Liegt die Sieben-Tage-Inzidenz im Kreis oder der Stadt über 100, müssen alle Besucher getestet werden, wie Sebastian Rutten, Geschäftsführer der Pflegegesellschaft Rheinland-Pfalz mit Sitz in Mainz, erklärt. Ausgenommen sind hier laut Verordnung nur Besucher und Besucherinnen, die immunisiert sind.

Die neuen Regelungen seien ein guter Schritt in die richtige Richtung, meint Rutten. Die Menschen in den Einrichtungen hätten unter sehr harten Einschränkungen gelebt. Die schnellen Impfungen Anfang des Jahres müssten jetzt wieder Zugänge zur Familie und Gruppenaktivitäten ermöglichen.

Der größte Vorteil sei, dass mehr Flexibilität bei den Besuchen reinkomme, findet der Sprecher von Pro Seniore, Peter Müller.

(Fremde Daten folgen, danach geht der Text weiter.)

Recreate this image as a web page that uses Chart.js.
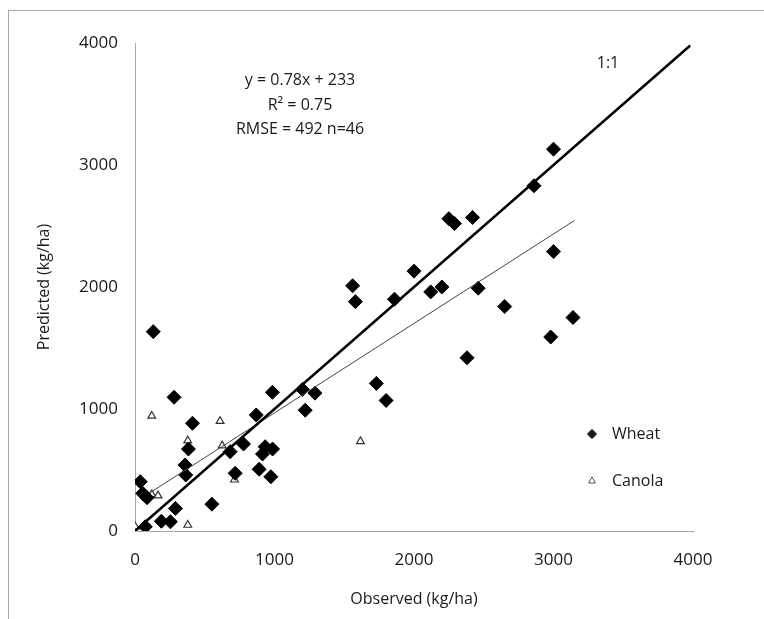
<!DOCTYPE html>
<html lang="en">
<head>
    <meta charset="UTF-8">
    <title>Observed vs Predicted yield</title>
    <script src="https://cdn.jsdelivr.net/npm/chart.js"></script>
    <style>
        body { margin: 0; background: #fff; }
        #wrap { position: relative; width: 764px; height: 619px; }
        #frame { position: absolute; left: 8px; top: 10px; right: 0; bottom: 0;
                 border-left: 1px solid #a6a6a6; border-top: 1px solid #a6a6a6; }
        canvas { position: absolute; left: 0; top: 0; }
    </style>
</head>
<body>
    <div id="wrap">
        <div id="frame"></div>
        <canvas id="yieldChart" width="764" height="619"></canvas>
    </div>

    <script>
        // Wheat: observed (x) and predicted (y), kg/ha
        const wheatObs  = [3000, 2860, 2250, 2290, 2420, 2000, 1560, 1580, 1860, 2120, 2200, 2460, 2650, 3000, 3140, 2980, 2380, 1730, 1800, 1200, 1290, 1220, 985, 131, 280, 412, 869, 383, 359, 364, 38, 55, 86, 290, 189, 254, 74, 551, 778, 682, 718, 890, 974, 933, 914, 986];
        const wheatPred = [3130, 2830, 2560, 2520, 2570, 2130, 2010, 1880, 1900, 1960, 2000, 1990, 1840, 2290, 1750, 1590, 1420, 1210, 1070, 1160, 1130, 990, 1137, 1634, 1096, 883, 951, 672, 541, 459, 404, 309, 273, 185, 80, 76, 35, 220, 713, 650, 473, 506, 445, 691, 631, 672];

        // Canola
        const canolaObs  = [120, 610, 378, 625, 120, 165, 713, 378, 2, 1616];
        const canolaPred = [943, 900, 740, 700, 300, 290, 420, 49, 35, 735];

        // lines
        const oneToOneX = [0, 3980];
        const oneToOneY = [0, 3980];
        const fitX = [108, 3150];
        const fitY = [314, 2545];

        const tickValues = [0, 1000, 2000, 3000, 4000];
        const fitText = ["y = 0.78x + 233", "R\u00b2 = 0.75", "RMSE = 492 n=46"];

        const FONT = "'Open Sans', 'Liberation Sans', sans-serif";
        const toPts = (xs, ys) => xs.map((x, i) => ({ x: x, y: ys[i] }));

        const overlay = {
            id: "overlay",
            afterDraw(chart) {
                const ctx = chart.ctx;
                ctx.save();
                ctx.fillStyle = "#1a1a1a";
                ctx.font = "16px " + FONT;
                ctx.textBaseline = "middle";
                ctx.textAlign = "center";
                [80, 105, 129].forEach((y, i) => ctx.fillText(fitText[i], 300, y));
                ctx.fillText("1:1", 608, 63);

                // legend
                ctx.textAlign = "left";
                Chart.helpers.drawPoint(ctx, {
                    pointStyle: "rectRot", radius: 4.5, borderWidth: 1
                }, 592, 434);
                ctx.fillStyle = "#1a1a1a";
                ctx.fillText("Wheat", 612, 434);
                ctx.fillStyle = "#fff";
                ctx.strokeStyle = "#555";
                Chart.helpers.drawPoint(ctx, {
                    pointStyle: "triangle", radius: 4, borderWidth: 1
                }, 592, 481);
                ctx.fillStyle = "#1a1a1a";
                ctx.fillText("Canola", 612, 481);
                ctx.restore();
            }
        };

        const tickFont = { family: FONT, size: 17 };
        const titleFont = { family: FONT, size: 16 };

        const axis = (title, extra) => Object.assign({
            type: "linear",
            min: 0,
            max: 4000,
            afterBuildTicks: s => { s.ticks = tickValues.map(v => ({ value: v })); },
            grid: { display: false, drawTicks: false },
            border: { display: true, color: "#a6a6a6", width: 1 }
        }, extra);

        new Chart(document.getElementById("yieldChart"), {
            type: "scatter",
            data: {
                datasets: [
                    {
                        label: "1:1",
                        data: toPts(oneToOneX, oneToOneY),
                        showLine: true,
                        borderColor: "#000",
                        borderWidth: 2.5,
                        pointRadius: 0
                    },
                    {
                        label: "Fit",
                        data: toPts(fitX, fitY),
                        showLine: true,
                        borderColor: "#444",
                        borderWidth: 1,
                        pointRadius: 0
                    },
                    {
                        label: "Wheat",
                        data: toPts(wheatObs, wheatPred),
                        pointStyle: "rectRot",
                        pointRadius: 7,
                        backgroundColor: "#000",
                        borderColor: "#000",
                        borderWidth: 1
                    },
                    {
                        label: "Canola",
                        data: toPts(canolaObs, canolaPred),
                        pointStyle: "triangle",
                        pointRadius: 4.5,
                        backgroundColor: "#fff",
                        borderColor: "#333",
                        borderWidth: 1.2
                    }
                ]
            },
            options: {
                responsive: false,
                animation: false,
                layout: { padding: { left: 0, top: 43, right: 71, bottom: 0 } },
                plugins: { legend: { display: false }, tooltip: { enabled: false } },
                scales: {
                    x: axis("Observed (kg/ha)", {
                        afterFit: s => { s.height = 88; },
                        ticks: { color: "#1a1a1a", padding: 19, font: tickFont, callback: v => String(v) },
                        title: { display: true, text: "Observed (kg/ha)", color: "#1a1a1a",
                                 padding: { bottom: 10 }, font: titleFont }
                    }),
                    y: axis("Predicted (kg/ha)", {
                        afterFit: s => { s.width = 135; },
                        ticks: { color: "#1a1a1a", padding: 17, font: tickFont, callback: v => String(v) },
                        title: { display: true, text: "Predicted (kg/ha)", color: "#1a1a1a",
                                 padding: { top: 35 }, font: titleFont }
                    })
                }
            },
            plugins: [overlay]
        });
    </script>
</body>
</html>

Das Unternehmen mit Sitz in Saarbrücken verfügt über mehr als 30 Einrichtungen in Rheinland-Pfalz und im Saarland. «Jetzt muss nicht mehr lange vorher ein Termin geplant werden.» Tägliche Besuche seien nun wieder möglich.

Eine Durchimpfung von praktisch allen älteren Menschen in einem Alten- oder Pflegeheim sei fast nicht zu erreichen aufgrund der Fluktuation, berichtete Melanie Müller von Klingspor, Sprecherin des Caritasverbands für die Diözese Speyer. Die Erst- und Zweitimpfungen hätten bereits von Januar bis März stattgefunden, bestätigte auch Katharina Benlioğlu, Sprecherin des DRK-Landesverband Rheinland-Pfalz in Mainz. Seitdem seien in den Pflegeeinrichtungen beispielsweise Bewohner oder Bewohnerinnen verstorben und neue dazu gekommen. Diese würden gegebenenfalls noch geimpft.

Die soziale Isolation sei für manche Bewohner schlimm und vor allem unverständlich gewesen, sagte Wienczierz von Cusanus. Andere Träger oder Einrichtungsleiterinnen berichten von einer gewissen Gelassenheit der Älteren. «Unsere Bewohner haben das besser getragen als die Angehörigen», sagte zum Beispiel Michaela Sebastian, die das Maternusstift in Altenahr (Landkreis Ahrweiler) leitet. Allerdings sei niemand isoliert worden, viele Angebote hätten auch schon im vergangenen Jahr im Freien und mit Abstand stattfinden können.

Die Einrichtungen seien über sich selbst hinausgewachsen, ist Müller von Klingspor überzeugt. In einem Haus gebe es seit dem vergangenen Jahr eine «Gute-Laune-Beauftragte», die für ebenjene Sorge trage, Jugendliche hätten Post geschickt und Rätselbücher entworfen. «Die Stimmung war nie so ganz schlecht.» Jetzt hätten jedoch manche Mitarbeiter und Mitarbeiterinnen ebenso wie Bewohner oder Bewohnerinnen Respekt vor den Lockerungen. «Vorher hatte man
durch die Restriktionen Kontrolle und Sicherheit, dieser Verlust wird von manchen nicht nur positiv gesehen.»

Die meisten hätten die Situation hingenommen, ergänzt Müller. Natürlich freuten sich jetzt alle über etwas mehr Normalität. «Alle wissen aber, dass es noch nicht vorbei ist.»